Glucagon-like-peptide 1 (GLP-1) is another potential source of glucose reinforcement signal, but it is not a strong candidate. Although GLP-1 is secreted in response to intestinal nutrients, and GLP-1 receptors are present in a number of brain regions important in feeding behavior, GLP-1 is rapidly inactivated [14] and has little chance of transmitting a signal directly to the brain. Its peripheral role in glucose homeostasis [61] and satiation [49] via hepatic portal GLP-1 sensors relies on vagal transmission, whereas glucose flavor conditioning does not require an intact vagus as discussed above. Secretion of GLP-1 has been linked to the gut T1R3 receptor and gustducin; KO mice did not secrete GLP-1 in response to gastric or duodenal glucose infusion [26]. However, T1R3 KO mice can learn to prefer flavors paired with IG sucrose [57], and gustducin KO mice learned to prefer a flavor paired with IG maltodextrin (Sclafani, unpublished data). Together these data argue against GLP-1 as a primary signal in flavor preference conditioning. GLP-1 secretion could be a component of an integrated signal from the gut, carried by another humoral messenger.

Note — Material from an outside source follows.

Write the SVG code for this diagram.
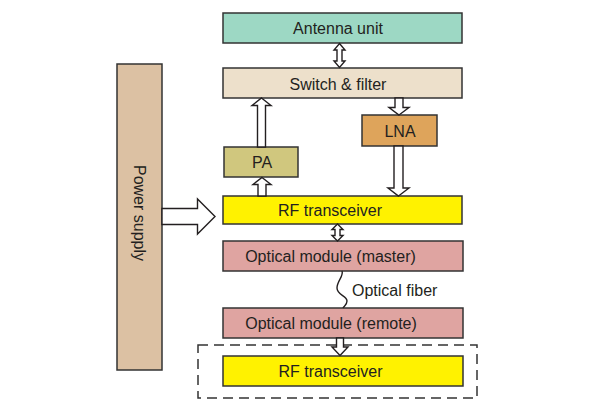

A gut hormone with some features compatible with a role in flavor conditioning is ghrelin. Unlike other gut hormones that suppress food intake, ghrelin is an orexigenic peptide that promotes eating. Ghrelin levels are high prior to a meal and decline with feeding. The magnitude of this response is nutrient specific, being stronger after glucose and amino acids than after isocaloric lipid [44] or fructose [60]. There are other characteristics that parallel features of flavor preference conditioning. Glucose-induced suppression of ghrelin requires post-gastric stimulation [69] and, congruent with the present study, can be elicited by infusions confined to the duodenum or jejunum [44]. An intact vagus is not required for the ghrelin response to nutrient infusion [70] or the stimulation of feeding by exogenous ghrelin [6]. Together, these finding suggest the possibility that the decline in circulating ghrelin produced by intestinal glucose may be a signal to the brain that mediates flavor preference learning. In fact, ghrelin actions have been linked to brain reward and memory systems [15,43] as well as glucose homeostasis [59]. However, increases, not decreases in ghrelin signaling are associated with reward and activation of the nucleus accumbens dopamine system that has been implicated in flavor preference conditioning [43,64]. For example, peripheral administration of ghrelin in mice, at a dose that elevated accumbens dopamine, was effective in conditioning a place preference [27]. Ghrelin receptor antagonism, on the other hand, blocked ethanol-induced place preference conditioning and dopamine release [28]. These findings would appear inconsistent with the idea that a glucose-triggered decline in ghrelin would promote flavor conditioning. However, ghrelin actions are complex and incompletely understood and its role in food preference learning requires study.

In summary, the present study showed that flavor preference learning based on post-oral glucose relies on glucose stimulation of the proximal intestine. Given the differential strength of nutrients as unconditioned stimuli, the specific mechanisms mediating flavor learning based on other nutrients may differ. Identification of the upper-intestinal humoral signal(s) remains an important task in the study of glucose-based flavor preference conditioning.